> [WHAT NEEDS TO BE DONE]: Up to and including the line with "return [x0 /", write out the listing from its first line, minus the pictures.

━━ RECORDED DATA

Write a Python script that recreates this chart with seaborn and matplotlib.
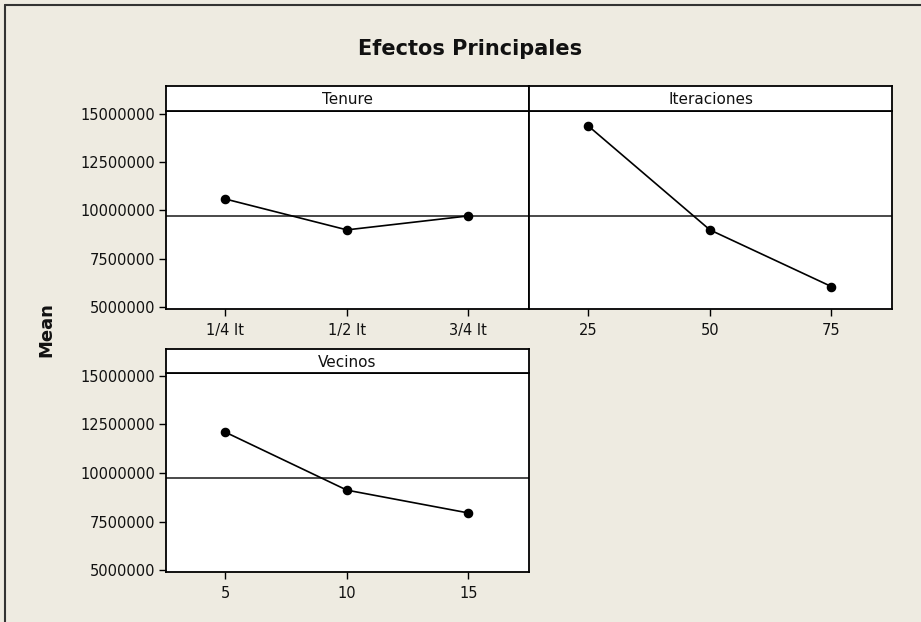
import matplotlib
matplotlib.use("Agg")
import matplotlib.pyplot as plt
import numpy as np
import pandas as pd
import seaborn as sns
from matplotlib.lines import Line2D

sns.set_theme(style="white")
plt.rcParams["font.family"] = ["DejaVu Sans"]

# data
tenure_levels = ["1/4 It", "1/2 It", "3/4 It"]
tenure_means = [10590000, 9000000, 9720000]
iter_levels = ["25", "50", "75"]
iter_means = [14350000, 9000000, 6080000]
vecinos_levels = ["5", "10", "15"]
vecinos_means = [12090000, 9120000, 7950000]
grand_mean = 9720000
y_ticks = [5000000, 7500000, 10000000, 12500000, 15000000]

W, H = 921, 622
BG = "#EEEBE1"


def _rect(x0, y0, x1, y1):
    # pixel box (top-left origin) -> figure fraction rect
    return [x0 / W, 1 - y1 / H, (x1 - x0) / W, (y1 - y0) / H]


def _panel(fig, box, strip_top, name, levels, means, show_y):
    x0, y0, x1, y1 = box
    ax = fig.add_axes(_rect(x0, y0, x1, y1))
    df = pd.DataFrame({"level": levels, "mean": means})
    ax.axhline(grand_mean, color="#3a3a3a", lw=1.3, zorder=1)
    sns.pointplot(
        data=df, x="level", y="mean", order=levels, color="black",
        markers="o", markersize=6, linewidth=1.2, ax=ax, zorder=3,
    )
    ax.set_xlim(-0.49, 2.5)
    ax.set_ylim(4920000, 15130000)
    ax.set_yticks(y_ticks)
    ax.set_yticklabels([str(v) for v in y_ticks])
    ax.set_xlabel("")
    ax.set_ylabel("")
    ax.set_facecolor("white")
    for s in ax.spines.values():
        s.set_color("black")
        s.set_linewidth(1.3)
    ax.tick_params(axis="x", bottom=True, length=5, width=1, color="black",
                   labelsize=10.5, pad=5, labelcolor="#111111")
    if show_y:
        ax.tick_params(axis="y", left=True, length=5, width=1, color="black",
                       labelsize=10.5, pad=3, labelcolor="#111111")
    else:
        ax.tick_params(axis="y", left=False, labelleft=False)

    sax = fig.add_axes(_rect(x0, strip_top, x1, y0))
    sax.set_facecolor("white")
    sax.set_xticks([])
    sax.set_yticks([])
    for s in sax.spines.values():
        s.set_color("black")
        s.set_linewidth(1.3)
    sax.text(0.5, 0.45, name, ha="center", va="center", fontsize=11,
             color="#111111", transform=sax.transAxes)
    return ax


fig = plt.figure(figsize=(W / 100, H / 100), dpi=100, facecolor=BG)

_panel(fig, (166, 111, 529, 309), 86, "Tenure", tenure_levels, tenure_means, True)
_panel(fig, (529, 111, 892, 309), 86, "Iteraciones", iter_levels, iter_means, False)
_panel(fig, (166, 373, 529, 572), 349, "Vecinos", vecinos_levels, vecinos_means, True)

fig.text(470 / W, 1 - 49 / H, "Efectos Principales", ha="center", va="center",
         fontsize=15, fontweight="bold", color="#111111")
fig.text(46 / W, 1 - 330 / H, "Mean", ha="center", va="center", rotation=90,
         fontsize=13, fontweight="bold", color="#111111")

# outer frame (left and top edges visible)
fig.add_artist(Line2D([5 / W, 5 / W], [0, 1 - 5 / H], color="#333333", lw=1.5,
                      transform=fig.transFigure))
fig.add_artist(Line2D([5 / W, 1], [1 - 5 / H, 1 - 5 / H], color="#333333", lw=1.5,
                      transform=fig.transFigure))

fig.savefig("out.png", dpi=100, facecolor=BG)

━━━━

> [SOLUTION TO THIS TASK]:
Write a Python script that recreates this chart with seaborn and matplotlib.
import matplotlib
matplotlib.use("Agg")
import matplotlib.pyplot as plt
import numpy as np
import pandas as pd
import seaborn as sns
from matplotlib.lines import Line2D

sns.set_theme(style="white")
plt.rcParams["font.family"] = ["DejaVu Sans"]

# data
tenure_levels = ["1/4 It", "1/2 It", "3/4 It"]
tenure_means = [10590000, 9000000, 9720000]
iter_levels = ["25", "50", "75"]
iter_means = [14350000, 9000000, 6080000]
vecinos_levels = ["5", "10", "15"]
vecinos_means = [12090000, 9120000, 7950000]
grand_mean = 9720000
y_ticks = [5000000, 7500000, 10000000, 12500000, 15000000]

W, H = 921, 622
BG = "#EEEBE1"


def _rect(x0, y0, x1, y1):
    # pixel box (top-left origin) -> figure fraction rect
    return [x0 / W, 1 - y1 / H, (x1 - x0) / W, (y1 - y0) / H]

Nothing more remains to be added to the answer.